Planting for Food and Jobs - 600,000 farmers registered so far
Statistics at the Ministry of Food and Agriculture shows an upsurge of farmers registering with the government’s flagship programme, Planting for Food and Jobs (PFJ).
With an initial estimated figure of 200,000 farmers expected to register with the programme when it was launched in 2017, it ended the year with a figure of 282,000 farmers participating.
Provisional figures at the ministry as of September this year pegged the number of farmers who had registered under the programme at 600,000 instead of the projected 500,000. The ministry foresees a subsequent yearly increment until it hits 1.5 million by the year 2020, by which time, the country would have attained food sufficiency and food security, making the importation of certain food items such as rice and maize unnecessary and unattractive.
Aims of PFJ
The programme, anchored on five strategic pillars, is aimed at increasing productivity of food crops, ensure food security, raw materials for industry, reduce food import and increase export.
In addition, it aims at creating jobs for the teeming unemployed youth and creating incentives and awareness to increase investment and attract the youth in particular into agriculture.
The ministry has generally described the programme as a resounding success, even though just like at the beginning of every project, it was bedevilled with teething problems which were exacerbated by the unexpected Fall Armyworm devastation.
The roll-out of the programme in 2017 has changed the face of the agricultural sector of the country. For instance, from a growth rate of 2.8 and 3.0 per cent in 2015 and 2016 respectively, the sector shot up, courtesy of the Planting for Food and Jobs to a provisional figure of 8.4 per cent by the close of 2017. This can be attributed to the supply of improved seeds, increased fertiliser supply at a subsidised price and the intensification of the agricultural extension service.
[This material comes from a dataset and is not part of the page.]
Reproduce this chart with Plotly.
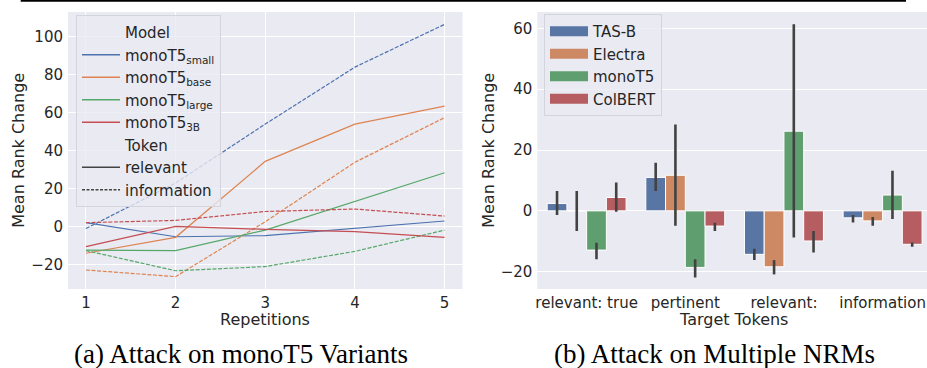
import plotly.graph_objects as go

# ---------------- data: left panel (monoT5 variants) ----------------
repetitions = [1, 2, 3, 4, 5]
small_relevant = [2.1, -5.3, -4.7, -1.0, 3.0]
small_information = [-1.0, 23.0, 54.0, 84.0, 106.5]
base_relevant = [-14.0, -5.6, 34.4, 54.0, 63.5]
base_information = [-22.8, -26.3, 2.6, 33.9, 57.4]
large_relevant = [-12.3, -12.6, -1.8, 13.3, 28.4]
large_information = [-12.6, -23.2, -21.0, -13.0, -1.8]
b3_relevant = [-10.5, 0.2, -1.4, -2.6, -5.6]
b3_information = [2.1, 3.3, 8.0, 9.3, 5.6]
model_names = ["monoT5<sub>small</sub>", "monoT5<sub>base</sub>",
               "monoT5<sub>large</sub>", "monoT5<sub>3B</sub>"]
left_yticks = [-20, 0, 20, 40, 60, 80, 100]

# ---------------- data: right panel (multiple NRMs) ----------------
tokens = ["relevant: true", "pertinent", "relevant:", "information"]
nrm_names = ["TAS-B", "Electra", "monoT5", "ColBERT"]
tasb_mean = [2.4, 11.0, -14.3, -2.3]
tasb_low = [-1.4, 6.5, -16.2, -3.8]
tasb_high = [6.5, 15.8, -12.5, -1.4]
electra_mean = [0.0, 11.7, -18.4, -3.3]
electra_low = [-6.6, -4.9, -20.9, -4.9]
electra_high = [6.5, 28.4, -16.2, -2.0]
monot5_mean = [-12.9, -18.6, 26.2, 5.2]
monot5_low = [-15.9, -21.9, -8.8, -2.7]
monot5_high = [-10.5, -15.9, 61.4, 13.2]
colbert_mean = [4.4, -5.0, -9.9, -11.0]
colbert_low = [-0.3, -6.6, -13.7, -11.8]
colbert_high = [9.3, -3.9, -6.6, -10.4]
right_yticks = [-20, 0, 20, 40, 60]

# ---------------- styling ----------------
line_colors = ["#4C72B0", "#DD8452", "#55A868", "#C44E52"]
bar_colors = ["#5975a4", "#cc8963", "#5f9e6e", "#b55d60"]
BG = "#EAEAF2"
TXT = "#262626"
FONT = "DejaVu Sans"

W, H = 927, 368
ML, MR, MT, MB = 68, 0, 12, 79
PW = W - ML - MR
PH = H - MT - MB


def px_x(p):
    return (p - ML) / PW


def px_y(p):
    return (H - MB - p) / PH


fig = go.Figure()

# left panel lines
rel_sets = [small_relevant, base_relevant, large_relevant, b3_relevant]
inf_sets = [small_information, base_information, large_information, b3_information]
for i in range(4):
    fig.add_trace(go.Scatter(x=repetitions, y=rel_sets[i], mode="lines",
                             line=dict(color=line_colors[i], width=1.2),
                             showlegend=False, xaxis="x", yaxis="y"))
    fig.add_trace(go.Scatter(x=repetitions, y=inf_sets[i], mode="lines",
                             line=dict(color=line_colors[i], width=1.2, dash="4px,1.6px"),
                             showlegend=False, xaxis="x", yaxis="y"))

# left legend entries
def dummy(name, color, dash="solid", legend="legend", width=1.5):
    return go.Scatter(x=[None], y=[None], mode="lines", name=name,
                      line=dict(color=color, width=width, dash=dash),
                      legend=legend, xaxis="x", yaxis="y")

fig.add_trace(dummy("Model", "rgba(0,0,0,0)"))
for i in range(4):
    fig.add_trace(dummy(model_names[i], line_colors[i]))
fig.add_trace(dummy("Token", "rgba(0,0,0,0)"))
fig.add_trace(dummy("relevant", "#444444"))
fig.add_trace(dummy("information", "#444444", dash="3px,1.5px"))

# right panel bars
means = [tasb_mean, electra_mean, monot5_mean, colbert_mean]
lows = [tasb_low, electra_low, monot5_low, colbert_low]
highs = [tasb_high, electra_high, monot5_high, colbert_high]
for i in range(4):
    up = [h - m for h, m in zip(highs[i], means[i])]
    dn = [m - l for m, l in zip(means[i], lows[i])]
    fig.add_trace(go.Bar(x=tokens, y=means[i], name=nrm_names[i],
                         marker=dict(color=bar_colors[i], line=dict(color="white", width=1)),
                         error_y=dict(type="data", symmetric=False, array=up, arrayminus=dn,
                                      color="#424242", thickness=2.6, width=0),
                         showlegend=False, xaxis="x2", yaxis="y2"))
for i in range(4):
    fig.add_trace(go.Scatter(x=[None], y=[None], mode="lines", name=nrm_names[i],
                             line=dict(color=bar_colors[i], width=10),
                             legend="legend2", xaxis="x2", yaxis="y2"))

axis_common = dict(showgrid=True, gridcolor="white", gridwidth=1.2, zeroline=False,
                   showline=False, ticks="", tickfont=dict(family=FONT, size=15, color=TXT))

fig.update_layout(
    width=W, height=H,
    margin=dict(l=ML, r=MR, t=MT, b=MB, autoexpand=False),
    paper_bgcolor="white", plot_bgcolor=BG,
    font=dict(family=FONT, color=TXT, size=15),
    barmode="group", bargap=0.2, bargroupgap=0,
    xaxis=dict(domain=[0, px_x(462.5)], range=[0.8, 5.2], tickvals=repetitions,
               ticklabelstandoff=3, anchor="y", **axis_common),
    yaxis=dict(domain=[0, 1], range=[-32.8, 113], tickvals=left_yticks,
               ticklabelstandoff=4, anchor="x", **axis_common),
    xaxis2=dict(domain=[px_x(537.3), 1], range=[-0.5, 3.45], type="category",
                ticklabelstandoff=3, anchor="y2", **{**axis_common, "showgrid": False}),
    yaxis2=dict(domain=[0, 1], range=[-25.7, 65.4], tickvals=right_yticks,
                ticklabelstandoff=4, anchor="x2", **axis_common),
    legend=dict(x=px_x(76), y=px_y(15), xanchor="left", yanchor="top", itemwidth=38,
                bgcolor="rgba(234,234,242,0.8)", bordercolor="#d4d4dc", borderwidth=1,
                font=dict(family=FONT, size=15, color=TXT), tracegroupgap=0),
    legend2=dict(x=px_x(544), y=px_y(14), xanchor="left", yanchor="top", itemwidth=38,
                 bgcolor="rgba(234,234,242,0.8)", bordercolor="#d4d4dc", borderwidth=1,
                 font=dict(family=FONT, size=15, color=TXT), tracegroupgap=0),
    showlegend=True,
)

ann = []
ann.append(dict(text="Mean Rank Change", x=px_x(18.3), y=0.5, xref="paper", yref="paper",
                textangle=-90, showarrow=False, xanchor="center", yanchor="middle",
                font=dict(family=FONT, size=16, color=TXT)))
ann.append(dict(text="Mean Rank Change", x=px_x(488.3), y=0.5, xref="paper", yref="paper",
                textangle=-90, showarrow=False, xanchor="center", yanchor="middle",
                font=dict(family=FONT, size=16, color=TXT)))
ann.append(dict(text="Repetitions", x=px_x(265), y=px_y(319.5), xref="paper", yref="paper",
                showarrow=False, xanchor="center", yanchor="middle",
                font=dict(family=FONT, size=16, color=TXT)))
ann.append(dict(text="Target Tokens", x=px_x(733), y=px_y(319.5), xref="paper", yref="paper",
                showarrow=False, xanchor="center", yanchor="middle",
                font=dict(family=FONT, size=16, color=TXT)))
ann.append(dict(text="(a) Attack on monoT5 Variants", x=px_x(241), y=px_y(354), xref="paper",
                yref="paper", showarrow=False, xanchor="center", yanchor="middle",
                font=dict(family="Liberation Serif", size=27, color="black")))
ann.append(dict(text="(b) Attack on Multiple NRMs", x=px_x(714), y=px_y(354), xref="paper",
                yref="paper", showarrow=False, xanchor="center", yanchor="middle",
                font=dict(family="Liberation Serif", size=27, color="black")))
fig.update_layout(annotations=ann)

fig.add_shape(type="line", xref="paper", yref="paper", x0=px_x(20.7), x1=px_x(906),
              y0=px_y(0.8), y1=px_y(0.8), line=dict(color="black", width=2))

fig.write_html("out.html", config={"displayModeBar": False},
               post_script="document.body.style.margin='0';document.body.style.overflow='hidden';")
These measures resulted in a phenomenal growth in the agricultural sector and an indication that Ghana is really set to feed itself with home-grown food devoid of imports. With the success story of the first year of the Planting for Food and Jobs, there is a bright future ahead of us.
To consolidate the gains so far, the sector Minister, Dr Owusu Afriyie Akoto, has taken far-reaching decisions to get the job done and ensure food security in the country. For instance, the ministry is now revamping the extension services sector to ensure that the farmers get the needed help to improve their farms.
From the scope of the agricultural sector to key interventions and the way forward, the minister recounted the abysmal performance of the sector over the past few years until the President Addo Dankwa Akufo-Addo-led government took charge of affairs and rolled out the flagship programme, the Planting for Food and Jobs, which he said had caught up very well with Ghanaians.
The minister disclosed to journalists recently that out of the 4,400 extension service officers needed in the country, it can boast of only 1,600 and about 80 per cent of the number would retire in the next two to four years.
Dr Akoto explained that the current government was doing everything possible to enhance extension services and announced that the ministry had been given clearance for the recruitment of 2,700 agriculture extension agents to serve as a link between technology and the farmers.
He added that 3,000 motorbikes, 216 pickups and protective clothing had been procured for distribution nationwide to support extension delivery.
In addition, the ministry is expanding the scope of the programme. For instance, it is extending it to cover livestock under the name, “Rearing for Food and Jobs”, the inclusion of all public senior high schools, public tertiary institutions, religious bodies, traditional leaders, urban communities and the national security service.